# DATA:
• • •

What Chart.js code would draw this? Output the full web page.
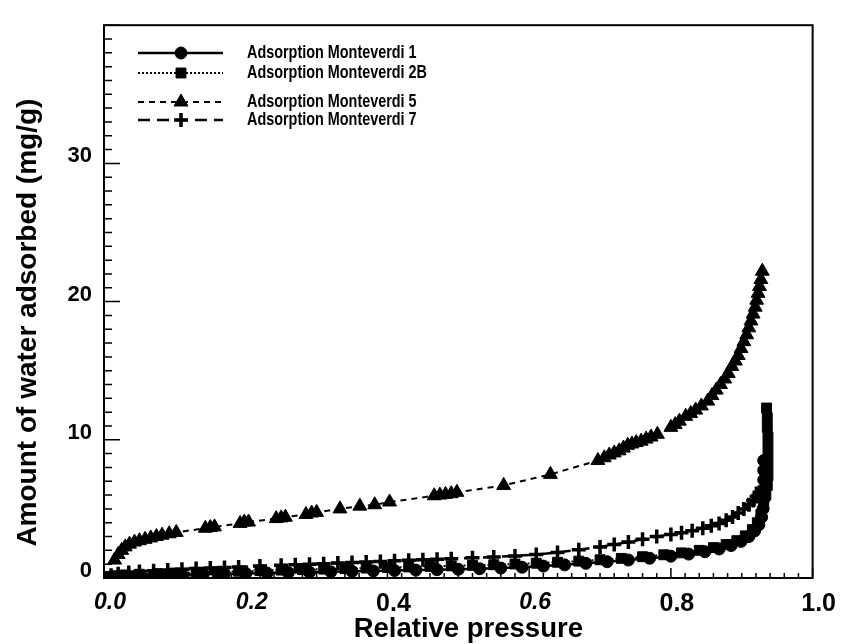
<!DOCTYPE html>
<html><head><meta charset="utf-8">
<script src="https://cdn.jsdelivr.net/npm/chart.js@4.4.1/dist/chart.umd.min.js"></script>
<style>html,body{margin:0;padding:0;background:#fff}#wrap{width:841px;height:644px;position:relative}</style>
</head><body><div id="wrap"><canvas id="c" width="841" height="644"></canvas></div>
<script>
const seriesLabels = ['Adsorption Monteverdi 1','Adsorption Monteverdi 2B','Adsorption Monteverdi 5','Adsorption Monteverdi 7'];
const xTickLabels = ['0.0','0.2','0.4','0.6','0.8','1.0'];
const yTickLabels = ['0','10','20','30'];
const xTitle = 'Relative pressure';
const yTitle = 'Amount of water adsorbed (mg/g)';

const m1X = [0.000,0.004,0.01,0.02,0.035,0.05,0.07,0.09,0.11,0.14,0.17,0.20,0.23,0.26,0.29,0.32,0.35,0.38,0.41,0.44,0.47,0.50,0.53,0.56,0.59,0.62,0.65,0.68,0.71,0.74,0.77,0.80,0.825,0.848,0.868,0.885,0.899,0.910,0.918,0.924,0.928,0.930,0.931,0.931,0.931,0.931,0.931];
const m1Y = [0.00,0.04,0.07,0.09,0.12,0.14,0.17,0.20,0.23,0.27,0.30,0.33,0.36,0.39,0.42,0.45,0.48,0.51,0.54,0.57,0.60,0.63,0.67,0.72,0.78,0.86,0.95,1.06,1.18,1.30,1.43,1.58,1.73,1.90,2.10,2.35,2.65,3.00,3.40,3.85,4.40,5.00,5.70,6.40,7.10,7.80,8.50];

const m2X = [0.000,0.006,0.015,0.03,0.05,0.075,0.10,0.13,0.16,0.19,0.22,0.25,0.28,0.31,0.34,0.37,0.40,0.43,0.46,0.49,0.52,0.55,0.58,0.61,0.64,0.67,0.70,0.73,0.76,0.79,0.815,0.84,0.86,0.878,0.893,0.905,0.915,0.922,0.927,0.931,0.934,0.936,0.937,0.937,0.937,0.937,0.937,0.936,0.936,0.935];
const m2Y = [0.00,0.10,0.16,0.22,0.27,0.32,0.36,0.41,0.45,0.49,0.53,0.57,0.61,0.64,0.68,0.72,0.76,0.80,0.84,0.88,0.92,0.96,1.01,1.07,1.14,1.22,1.32,1.42,1.54,1.68,1.82,2.00,2.20,2.42,2.70,3.05,3.50,4.00,4.60,5.30,6.00,6.70,7.40,8.10,8.80,9.50,10.2,10.9,11.6,12.3];

const m5X = [0.015,0.020,0.025,0.030,0.036,0.043,0.050,0.058,0.066,0.074,0.082,0.092,0.102,0.143,0.150,0.156,0.192,0.198,0.204,0.243,0.250,0.256,0.285,0.293,0.300,0.333,0.361,0.382,0.403,0.466,0.474,0.482,0.490,0.498,0.564,0.630,0.697,0.706,0.713,0.720,0.727,0.733,0.739,0.745,0.751,0.758,0.765,0.772,0.781,0.800,0.806,0.812,0.821,0.828,0.835,0.843,0.852,0.858,0.864,0.870,0.876,0.881,0.886,0.891,0.895,0.899,0.903,0.907,0.910,0.913,0.916,0.919,0.921,0.923,0.925,0.927,0.929];
const m5Y = [1.3,1.7,2.0,2.25,2.45,2.6,2.7,2.8,2.9,3.0,3.1,3.2,3.3,3.6,3.65,3.7,3.95,4.05,4.05,4.3,4.35,4.4,4.6,4.7,4.75,5.0,5.2,5.3,5.5,5.95,6.0,6.05,6.1,6.2,6.7,7.5,8.5,8.7,8.9,9.05,9.2,9.4,9.6,9.7,9.8,9.9,10.05,10.2,10.4,10.9,11.1,11.35,11.7,11.9,12.15,12.45,12.8,13.2,13.6,14.0,14.4,14.8,15.3,15.7,16.1,16.6,17.1,17.6,18.1,18.6,19.1,19.6,20.1,20.6,21.1,21.6,22.2];

const m7X = [0.000,0.010,0.020,0.035,0.05,0.07,0.09,0.11,0.13,0.15,0.17,0.19,0.22,0.25,0.27,0.29,0.31,0.33,0.35,0.37,0.39,0.41,0.43,0.45,0.47,0.49,0.52,0.55,0.58,0.61,0.64,0.67,0.70,0.72,0.74,0.76,0.78,0.80,0.815,0.83,0.845,0.857,0.868,0.878,0.887,0.895,0.903,0.910,0.916,0.921,0.925,0.928];
const m7Y = [0.00,0.20,0.30,0.40,0.47,0.53,0.58,0.63,0.68,0.72,0.76,0.80,0.86,0.92,0.96,1.00,1.04,1.08,1.12,1.16,1.20,1.24,1.28,1.32,1.36,1.40,1.46,1.52,1.60,1.70,1.85,2.05,2.25,2.42,2.60,2.80,3.00,3.15,3.28,3.42,3.60,3.78,3.95,4.18,4.42,4.70,5.00,5.30,5.60,5.90,6.20,6.50];

const pts = (xs, ys) => xs.map((x, i) => ({x, y: ys[i]}));
const FONT = '"Liberation Sans", Arial, Helvetica, sans-serif';

const datasets = [
  {label: seriesLabels[0], data: pts(m1X, m1Y), borderColor:'#000', backgroundColor:'#000', borderWidth:2.5, borderDash:[], pointStyle:'circle', pointRadius:6, pointBorderWidth:1},
  {label: seriesLabels[1], data: pts(m2X, m2Y), borderColor:'#000', backgroundColor:'#000', borderWidth:2, borderDash:[2,2], pointStyle:'rect', pointRadius:7, pointBorderWidth:1},
  {label: seriesLabels[2], data: pts(m5X, m5Y), borderColor:'#000', backgroundColor:'#000', borderWidth:2, borderDash:[6,5], pointStyle:'triangle', pointRadius:8, pointBorderWidth:1},
  {label: seriesLabels[3], data: pts(m7X, m7Y), borderColor:'#000', backgroundColor:'#000', borderWidth:2.5, borderDash:[12,7], pointStyle:'cross', pointRadius:7, pointBorderWidth:3.5}
];

function drawMarker(ctx, style, x, y, r, bw){
  ctx.fillStyle='#000'; ctx.strokeStyle='#000'; ctx.lineWidth=bw;
  if (Chart.helpers && Chart.helpers.drawPoint){
    Chart.helpers.drawPoint(ctx, {pointStyle: style, radius: r, borderWidth: bw, rotation: 0}, x, y);
    return;
  }
  ctx.beginPath(); ctx.arc(x,y,r,0,Math.PI*2); ctx.fill();
}

const framePlugin = {
  id:'frame',
  afterDatasetsDraw(chart){
    const {ctx, chartArea:a, scales:{x, y}} = chart;
    ctx.save();
    ctx.strokeStyle='#000'; ctx.lineWidth=2; ctx.setLineDash([]);
    ctx.strokeRect(a.left, a.top, a.right-a.left, a.bottom-a.top);
    ctx.lineWidth=1.5;
    ctx.beginPath();
    for (let i=0;i<=50;i++){
      const px = x.getPixelForValue(i*0.02);
      const L = i%10===0 ? 10 : 5;
      ctx.moveTo(px, a.bottom); ctx.lineTo(px, a.bottom-L);
    }
    for (let i=0;i<=40;i++){
      const py = y.getPixelForValue(i);
      const L = i%10===0 ? 16 : 8;
      ctx.moveTo(a.left, py); ctx.lineTo(a.left+L, py);
    }
    ctx.stroke();
    ctx.restore();
  }
};

const textPlugin = {
  id:'titlesAndLegend',
  afterDraw(chart){
    const ctx = chart.ctx;
    const a = chart.chartArea;
    // axis titles
    ctx.save();
    ctx.fillStyle='#000';
    ctx.font = 'bold 27.5px ' + FONT;
    ctx.textAlign='center'; ctx.textBaseline='middle';
    ctx.fillText(xTitle, (a.left + a.right)/2 + 10, 629);
    ctx.translate(28, (a.top + a.bottom)/2 + 21);
    ctx.rotate(-Math.PI/2);
    ctx.font = 'bold 28px ' + FONT;
    ctx.fillText(yTitle, 0, 0);
    ctx.restore();
    // legend
    const rows = [53, 73, 102, 120];
    chart.data.datasets.forEach((ds, i) => {
      const yy = rows[i];
      ctx.save();
      ctx.strokeStyle='#000'; ctx.fillStyle='#000';
      ctx.lineWidth = ds.borderWidth; ctx.setLineDash(ds.borderDash || []);
      ctx.beginPath(); ctx.moveTo(138, yy); ctx.lineTo(223, yy); ctx.stroke();
      ctx.setLineDash([]);
      drawMarker(ctx, ds.pointStyle, 181, yy, ds.pointRadius, ds.pointBorderWidth);
      ctx.fillStyle='#000';
      ctx.font = 'bold 18px ' + FONT;
      ctx.textBaseline = 'middle'; ctx.textAlign='left';
      ctx.translate(247, yy); ctx.scale(0.8, 1);
      ctx.fillText(ds.label, 0, 0);
      ctx.restore();
    });
  }
};

new Chart(document.getElementById('c'), {
  type: 'line',
  data: {datasets},
  options: {
    responsive: false,
    animation: false,
    devicePixelRatio: 1,
    layout: {padding: {top: 13, right: 23, left: 0, bottom: 0}},
    plugins: {legend: {display:false}, tooltip: {enabled:false}},
    elements: {line: {tension: 0}},
    scales: {
      x: {
        type: 'linear', min: 0, max: 1,
        afterFit: s => { s.height = 66; },
        grid: {display:false, drawTicks:false}, border: {display:false},
        ticks: {
          stepSize: 0.2, padding: 11, color:'#000', maxRotation:0, labelOffset: 6,
          callback: (v) => xTickLabels[Math.round(v*5)],
          font: (c) => {
            const k = c.tick ? Math.round(c.tick.value*10) : 0;
            const it = (k===0 || k===2 || k===6);
            return {family: FONT, size: it ? 23 : 25, weight: 'bold', style: it ? 'italic' : 'normal'};
          }
        },
        title: {display:false, text: xTitle}
      },
      y: {
        type: 'linear', min: 0, max: 40,
        afterFit: s => { s.width = 104; },
        grid: {display:false, drawTicks:false}, border: {display:false},
        ticks: {
          stepSize: 10, padding: 12, color:'#000', labelOffset: -7,
          callback: (v) => yTickLabels[Math.round(v/10)] ?? '',
          font: {family: FONT, size: 22, weight: 'bold'}
        },
        title: {display:false, text: yTitle}
      }
    }
  },
  plugins: [framePlugin, textPlugin]
});
</script>
</body></html>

• • •

# YOUR TASK:
Go from the first line of the listing to the line holding "const yTitle = 'Amount" and, please, transcribe those lines exactly, both included, with no pictures.

# THE REPLY:
What Chart.js code would draw this? Output the full web page.
<!DOCTYPE html>
<html><head><meta charset="utf-8">
<script src="https://cdn.jsdelivr.net/npm/chart.js@4.4.1/dist/chart.umd.min.js"></script>
<style>html,body{margin:0;padding:0;background:#fff}#wrap{width:841px;height:644px;position:relative}</style>
</head><body><div id="wrap"><canvas id="c" width="841" height="644"></canvas></div>
<script>
const seriesLabels = ['Adsorption Monteverdi 1','Adsorption Monteverdi 2B','Adsorption Monteverdi 5','Adsorption Monteverdi 7'];
const xTickLabels = ['0.0','0.2','0.4','0.6','0.8','1.0'];
const yTickLabels = ['0','10','20','30'];
const xTitle = 'Relative pressure';
const yTitle = 'Amount of water adsorbed (mg/g)';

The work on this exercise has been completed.